Thursday, April 10, 2008

Another Liberal Social Experiment Run Amok

I was watching the Today show this morning, and they did an interview with a Baltimore public school art teacher who was badly beaten in her own classroom by a student, while the other students in the class stood in a ring around them, cheering the attacker on. One of the students subsequently posted the video of the beating on the internet. The story stated that only one student went for help. Disgusting.

The liberal social experiment that has caused the State to take the responsibility for disciplining their children out of the hands of parents is showing predictable results. Our children are running amok. They cannot be disciplined and they know it. They know they can assault any adult with impunity, because any adult who tries to corporally discipline a child can be prosecuted for child abuse by the state. The kids know that all they have to do is call the police and their disciplinarian will be arrested. This is unacceptable.

I got my last whoopin' at the ripe old age of 15, and even though I was righteous in my indignation at the time, in retrospect, I deserved it. I was a big girl and it took both of my parental units to hold me down and administer said whoopin', but I got it and I changed my behavior as a result.

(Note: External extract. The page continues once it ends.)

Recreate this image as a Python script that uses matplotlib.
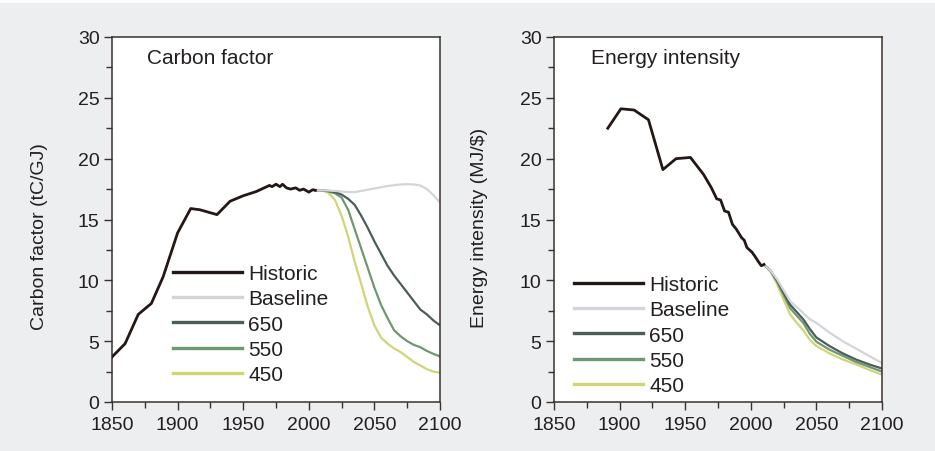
import matplotlib.pyplot as plt
import matplotlib.patches as mpatches
from matplotlib.ticker import MultipleLocator

plt.rcParams['font.family'] = ['Liberation Sans', 'DejaVu Sans']

# Carbon factor (tC/GJ)
cf_hist_years = [1850, 1860, 1870, 1880, 1889, 1900, 1910, 1917, 1930, 1940, 1950, 1960,
                 1970, 1972, 1975, 1978, 1980, 1983, 1986, 1990, 1993, 1996, 2000, 2003, 2005]
cf_hist = [3.7, 4.8, 7.2, 8.1, 10.3, 13.9, 15.9, 15.8, 15.4, 16.5, 16.95, 17.3,
           17.8, 17.7, 17.9, 17.7, 17.9, 17.6, 17.5, 17.6, 17.4, 17.5, 17.25, 17.45, 17.4]
cf_scen_years = [2005, 2010, 2015, 2020, 2025, 2030, 2035, 2040, 2045, 2050, 2055, 2060,
                 2065, 2070, 2075, 2080, 2085, 2090, 2095, 2100]
cf_baseline = [17.4, 17.4, 17.38, 17.35, 17.3, 17.25, 17.25, 17.35, 17.45, 17.55, 17.65, 17.75,
               17.82, 17.88, 17.9, 17.88, 17.8, 17.5, 17.0, 16.4]
cf_650 = [17.4, 17.4, 17.35, 17.25, 17.05, 16.7, 16.2, 15.3, 14.3, 13.2, 12.2, 11.2,
          10.4, 9.7, 9.0, 8.3, 7.6, 7.2, 6.7, 6.3]
cf_550 = [17.4, 17.4, 17.3, 17.15, 16.8, 15.8, 14.2, 12.6, 11.0, 9.4, 8.0, 6.9,
          5.9, 5.4, 5.0, 4.7, 4.5, 4.2, 3.95, 3.75]
cf_450 = [17.4, 17.4, 17.2, 16.6, 15.3, 13.6, 11.5, 9.7, 7.8, 6.3, 5.3, 4.8,
          4.4, 4.1, 3.7, 3.3, 3.0, 2.7, 2.5, 2.4]

# Energy intensity (MJ/$)
ei_hist_years = [1891, 1901, 1911, 1922, 1933, 1943, 1954, 1964, 1970, 1974, 1977, 1980,
                 1983, 1986, 1989, 1993, 1995, 1997, 2001, 2003, 2006, 2008, 2010]
ei_hist = [22.5, 24.1, 24.0, 23.2, 19.1, 20.0, 20.1, 18.7, 17.6, 16.7, 16.6, 15.7,
           15.6, 14.6, 14.2, 13.5, 13.3, 12.7, 12.3, 12.0, 11.5, 11.2, 11.3]
ei_scen_years = [2010, 2015, 2020, 2025, 2030, 2035, 2040, 2045, 2050, 2060, 2070, 2080, 2090, 2100]
ei_baseline = [11.3, 10.8, 10.1, 9.2, 8.3, 7.8, 7.3, 6.8, 6.5, 5.7, 5.0, 4.4, 3.8, 3.2]
ei_650 = [11.3, 10.8, 10.0, 9.0, 8.0, 7.4, 6.8, 6.0, 5.3, 4.6, 4.0, 3.5, 3.1, 2.75]
ei_550 = [11.3, 10.8, 9.9, 8.8, 7.7, 7.1, 6.5, 5.6, 4.95, 4.3, 3.8, 3.3, 2.9, 2.5]
ei_450 = [11.3, 10.7, 9.7, 8.4, 7.2, 6.5, 5.9, 5.1, 4.6, 4.0, 3.5, 3.1, 2.65, 2.25]

series_labels = ['Historic', 'Baseline', '650', '550', '450']
series_colors = ['#231815', '#d3d5db', '#4d5d59', '#6f9870', '#d0d677']
series_widths = [2.0, 1.6, 1.6, 1.6, 1.6]

bg = '#eceef0'
ink = '#231f20'

fig = plt.figure(figsize=(9.35, 4.52), dpi=100, facecolor=bg)
fig.patches.append(mpatches.Rectangle((0, 1 - 4 / 452), 1, 4 / 452, transform=fig.transFigure,
                                      facecolor='white', edgecolor='none', zorder=-1))

ax1 = fig.add_axes([112 / 935, 1 - 403 / 452, 328 / 935, 365 / 452])
ax2 = fig.add_axes([554 / 935, 1 - 403 / 452, 328 / 935, 365 / 452])

panels = [
    (ax1, cf_hist_years, cf_hist, cf_scen_years, [cf_baseline, cf_650, cf_550, cf_450],
     'Carbon factor', 'Carbon factor (tC/GJ)', (0.186, 0.049), (-0.195, 0.455), 0.107),
    (ax2, ei_hist_years, ei_hist, ei_scen_years, [ei_baseline, ei_650, ei_550, ei_450],
     'Energy intensity', 'Energy intensity (MJ/$)', (0.061, 0.019), (-0.200, 0.48), 0.113),
]

for (ax, hy, hv, sy, scen, title, ylabel, leg_pos, lab_pos, title_x) in panels:
    for (vals, lab, col, lw) in reversed(list(zip(scen, series_labels[1:], series_colors[1:], series_widths[1:]))):
        ax.plot(sy, vals, color=col, linewidth=lw, label=lab)
    ax.plot(hy, hv, color=series_colors[0], linewidth=series_widths[0], label='Historic', zorder=5)
    h, l = ax.get_legend_handles_labels()
    order = [l.index(s) for s in series_labels]
    leg = ax.legend([h[i] for i in order], [l[i] for i in order], loc='lower left', bbox_to_anchor=leg_pos,
                    frameon=False, fontsize=15, handlelength=3.3, handletextpad=0.3, labelspacing=0.3,
                    borderpad=0, borderaxespad=0)
    for t in leg.get_texts():
        t.set_color(ink)
    for lh in leg.get_lines():
        lh.set_linewidth(2.4)
    ax.set_xlim(1850, 2100)
    ax.set_ylim(0, 30)
    ax.xaxis.set_major_locator(MultipleLocator(50))
    ax.xaxis.set_minor_locator(MultipleLocator(25))
    ax.yaxis.set_major_locator(MultipleLocator(5))
    ax.yaxis.set_minor_locator(MultipleLocator(2.5))
    ax.tick_params(axis='both', which='major', direction='out', length=6, width=1.0, color='#3a302c',
                   labelsize=14, labelcolor=ink, pad=3)
    ax.tick_params(axis='both', which='minor', direction='out', length=4, width=1.0, color='#3a302c')
    ax.tick_params(axis='x', which='major', pad=4)
    for sp in ax.spines.values():
        sp.set_color('#3a302c')
        sp.set_linewidth(1.1)
    ax.set_facecolor('white')
    ax.text(title_x, 0.943, title, transform=ax.transAxes, fontsize=15, color=ink, va='center', ha='left')
    ax.set_ylabel(ylabel, fontsize=14, color=ink)
    ax.yaxis.set_label_coords(*lab_pos)

plt.savefig('out.png', dpi=100, facecolor=bg)
plt.close()
print('Saved: out.png')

Now, I'm not advocating whipping kids with electrical cords and wire coat hangers, and I know that there are some adults out there who would take corporal puninishment to an extreme, and those people ARE child abusers, but, let's face it, some teens are not too old for an old fashioned butt whipping. That's why God gave them an ass. In fact, I favor public caning of first offenders who tag, steal or assault adults, as that young man in Singapore was caned for vandalizing a car. I bet he never vandalized another car again....

The way I see it, corporal punishment should remain in a parent's arsenal of ways to control and educate their children, and it should also be an option in school for unruly children of all ages. Sometimes with teens, a "good talking to" or a "time out" does nothing to get through to them. In fact, they regard it as no punishment at all. Sometimes a kid just NEEDS an asswhoopin to get their attention. I assure you, I haven't forgotten that whipping I got at 15, and if a few more of these unruly kids got one, the world would be better off in the future for it.

Children need to know there are boundaries. They need to be taught that they bear personal responsibility for their behavior and that there are clear and painful consequences for certain behaviors, especially for violent attacks on adults. Inner city kids have even less reason to behave in a socially acceptable way because often they do not have discipline in their homes, due to the high percentage of unwed mothers with multiple fatherless children, who must devote most of their time toward the support of all their children, and thus, cannot spend the necessary time to sit on their teens and instill the proper social behavior and respect for their elders and teachers. They are latchkey kids who basically raise themselves and their only exposure to normal social behavior occurs in their school environment.

There was a time in this country when, if a kid acted up at school (and attacks on adults were rare at that time), not only would he get a whipping at school, he might get one or more from other concerned adults on his way home, and then yet another from the parents. This is how you teach children acceptable behavior. They learn to associate unacceptable behavior with pain and they learn that if they behave in an acceptable manner, they don't get a whipping. Simple aversion therapy.

Associate bad behavior with pain. Works for me. Actually, it WORKED for me, and I believe that the liberal social experiment of taking corporal discipline out of the parental arsenal has resulted in violent children who know they can assault an adult with impunity because the best the schools and the parents can do at this point is to give them a stern talking to. Yeah, right. Did any of you actually listen to a thing your parents and teachers told you when YOU were a teen? Thought not.

But I bet those lessons hit home, literally, when there was a switch or a belt on your ass.